▸ Given instruction
From the first line of the data below through the line holding "const barW = bw * 0.288;", output each line exactly and leave the pictures out.

▸ Source data
-- start --

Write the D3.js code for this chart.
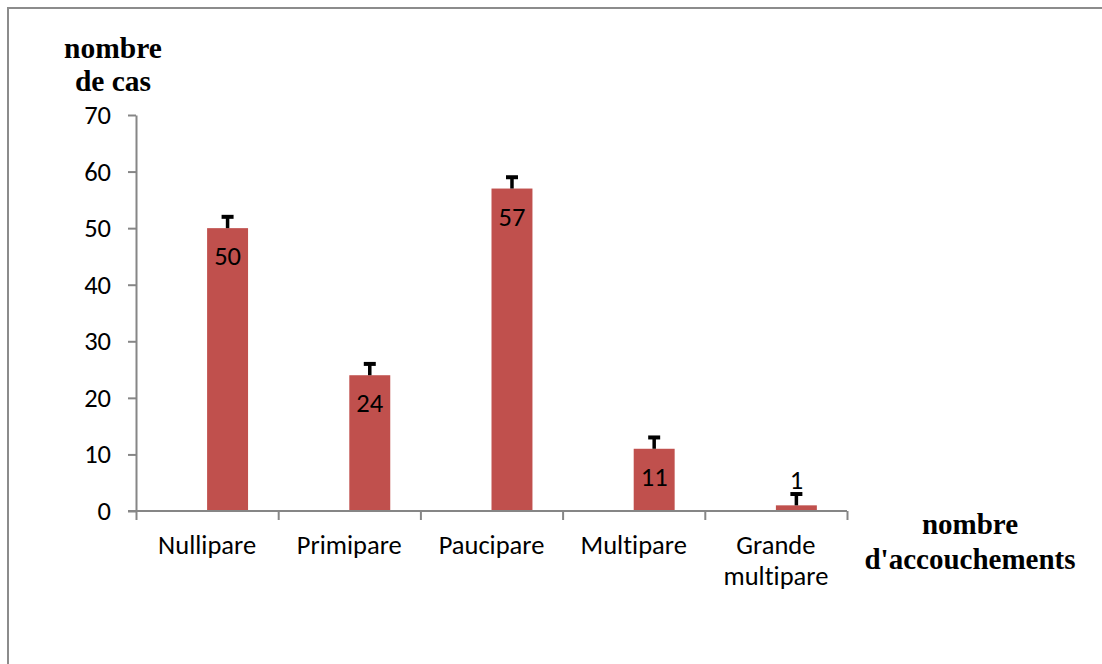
<!DOCTYPE html>
<html>
<head>
<meta charset="utf-8">
<script src="https://cdn.jsdelivr.net/npm/d3@7"></script>
<style>
  html, body { margin: 0; padding: 0; background: #fff; }
  svg { display: block; }
  text { font-variant-ligatures: none; font-feature-settings: "liga" 0, "clig" 0; }
</style>
</head>
<body>
<svg id="chart" width="1102" height="664"></svg>
<script>
// Répartition des cas selon la parité
const categories = ["Nullipare", "Primipare", "Paucipare", "Multipare", "Grande multipare"];
const cases = [50, 24, 57, 11, 1];
const errorPlus = [2, 2, 2, 2, 2];
const yTicks = [0, 10, 20, 30, 40, 50, 60, 70];
const yTitle = ["nombre", "de cas"];
const xTitle = ["nombre", "d'accouchements"];

const sansFont = "Carlito, 'Open Sans', Lato, sans-serif";
const serifFont = "'Liberation Serif', 'DejaVu Serif', serif";
const sansSize = 26.5;
const barColor = "#C0504D";
const axisColor = "#868686";

const svg = d3.select("#chart");

// outer frame (runs off the right and bottom edges)
svg.append("rect")
  .attr("x", 8).attr("y", 8)
  .attr("width", 1200).attr("height", 800)
  .attr("fill", "#fff")
  .attr("stroke", "#8c8c8c")
  .attr("stroke-width", 2);

const plot = { left: 136, right: 847, top: 115, bottom: 511 };

const y = d3.scaleLinear().domain([0, 70]).range([plot.bottom, plot.top]);
const x = d3.scaleBand().domain(categories).range([plot.left, plot.right]).padding(0);
const bw = x.bandwidth();
const barW = bw * 0.288;

// y axis
const yAxis = svg.append("g")
  .attr("transform", `translate(${plot.left},0)`)
  .call(d3.axisLeft(y).tickValues(yTicks).tickSize(8).tickPadding(17).tickSizeOuter(0));
yAxis.select(".domain").attr("stroke", axisColor).attr("stroke-width", 2);
yAxis.selectAll(".tick line").attr("stroke", axisColor).attr("stroke-width", 2);
yAxis.selectAll(".tick text")
  .attr("font-family", sansFont).attr("font-size", sansSize).attr("fill", "#000");

// bars (placed in the right half of each category slot)
svg.append("g").selectAll("rect")
  .data(categories.map((c, i) => ({ c, v: cases[i], e: errorPlus[i] })))
  .join("rect")
  .attr("x", d => x(d.c) + bw / 2)
  .attr("y", d => y(d.v))
  .attr("width", barW)
  .attr("height", d => y(0) - y(d.v))
  .attr("fill", barColor);

// x axis: baseline, category boundary ticks and labels
const xAxis = svg.append("g")
  .attr("transform", `translate(0,${plot.bottom})`)
  .call(d3.axisBottom(x).tickSize(0).tickSizeOuter(0));
xAxis.select(".domain").remove();
xAxis.append("line")
  .attr("x1", plot.left - 8).attr("x2", plot.right)
  .attr("stroke", axisColor).attr("stroke-width", 2);

const bounds = d3.scaleLinear().domain([0, categories.length]).range([plot.left, plot.right]);
const tickG = svg.append("g")
  .attr("transform", `translate(0,${plot.bottom})`)
  .call(d3.axisBottom(bounds).tickValues(d3.range(categories.length + 1)).tickFormat("").tickSize(9).tickSizeOuter(0));
tickG.select(".domain").remove();
tickG.selectAll(".tick line").attr("stroke", axisColor).attr("stroke-width", 2);

// wrap long category names onto two lines
xAxis.selectAll(".tick text")
  .attr("font-family", sansFont).attr("font-size", sansSize).attr("fill", "#000")
  .attr("dy", null).attr("y", 0)
  .each(function(d) {
    const t = d3.select(this);
    const words = d.split(" ");
    t.text(null);
    let lines = [], cur = [];
    const probe = t.append("tspan");
    words.forEach(w => {
      const trial = cur.concat(w).join(" ");
      probe.text(trial);
      if (probe.node().getComputedTextLength() > bw * 0.85 && cur.length) {
        lines.push(cur.join(" "));
        cur = [w];
      } else {
        cur.push(w);
      }
    });
    lines.push(cur.join(" "));
    probe.remove();
    lines.forEach((l, i) => {
      t.append("tspan").attr("x", 0).attr("y", 43 + i * 31).text(l);
    });
  });

// error bars (plus direction only)
const errG = svg.append("g");
categories.forEach((c, i) => {
  const cx = x(c) + bw / 2 + barW / 2;
  const top = y(cases[i] + errorPlus[i]);
  errG.append("line")
    .attr("x1", cx).attr("x2", cx)
    .attr("y1", y(cases[i])).attr("y2", top)
    .attr("stroke", "#000").attr("stroke-width", 3.5);
  errG.append("line")
    .attr("x1", cx - 6).attr("x2", cx + 6)
    .attr("y1", top).attr("y2", top)
    .attr("stroke", "#000").attr("stroke-width", 4);
});

// value labels: inside the top of the bar, above it when the bar is too short
svg.append("g").selectAll("text")
  .data(categories.map((c, i) => ({ c, v: cases[i] })))
  .join("text")
  .attr("x", d => x(d.c) + bw / 2 + barW / 2)
  .attr("y", d => (y(0) - y(d.v) > 40) ? y(d.v) + 37 : y(d.v) - 16)
  .attr("text-anchor", "middle")
  .attr("font-family", sansFont).attr("font-size", sansSize).attr("fill", "#000")
  .text(d => d.v);

// axis titles
const yt = svg.append("text")
  .attr("text-anchor", "middle")
  .attr("font-family", serifFont).attr("font-weight", "bold").attr("font-size", 29.5).attr("fill", "#000");
yTitle.forEach((l, i) => yt.append("tspan").attr("x", 113).attr("y", 58 + i * 33).text(l));

const xt = svg.append("text")
  .attr("text-anchor", "middle")
  .attr("font-family", serifFont).attr("font-weight", "bold").attr("font-size", 29).attr("fill", "#000");
xTitle.forEach((l, i) => xt.append("tspan").attr("x", 970).attr("y", 534 + i * 35).text(l));
</script>
</body>
</html>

-- end --

▸ Answer to this problem
Write the D3.js code for this chart.
<!DOCTYPE html>
<html>
<head>
<meta charset="utf-8">
<script src="https://cdn.jsdelivr.net/npm/d3@7"></script>
<style>
  html, body { margin: 0; padding: 0; background: #fff; }
  svg { display: block; }
  text { font-variant-ligatures: none; font-feature-settings: "liga" 0, "clig" 0; }
</style>
</head>
<body>
<svg id="chart" width="1102" height="664"></svg>
<script>
// Répartition des cas selon la parité
const categories = ["Nullipare", "Primipare", "Paucipare", "Multipare", "Grande multipare"];
const cases = [50, 24, 57, 11, 1];
const errorPlus = [2, 2, 2, 2, 2];
const yTicks = [0, 10, 20, 30, 40, 50, 60, 70];
const yTitle = ["nombre", "de cas"];
const xTitle = ["nombre", "d'accouchements"];

const sansFont = "Carlito, 'Open Sans', Lato, sans-serif";
const serifFont = "'Liberation Serif', 'DejaVu Serif', serif";
const sansSize = 26.5;
const barColor = "#C0504D";
const axisColor = "#868686";

const svg = d3.select("#chart");

// outer frame (runs off the right and bottom edges)
svg.append("rect")
  .attr("x", 8).attr("y", 8)
  .attr("width", 1200).attr("height", 800)
  .attr("fill", "#fff")
  .attr("stroke", "#8c8c8c")
  .attr("stroke-width", 2);

const plot = { left: 136, right: 847, top: 115, bottom: 511 };

const y = d3.scaleLinear().domain([0, 70]).range([plot.bottom, plot.top]);
const x = d3.scaleBand().domain(categories).range([plot.left, plot.right]).padding(0);
const bw = x.bandwidth();
const barW = bw * 0.288;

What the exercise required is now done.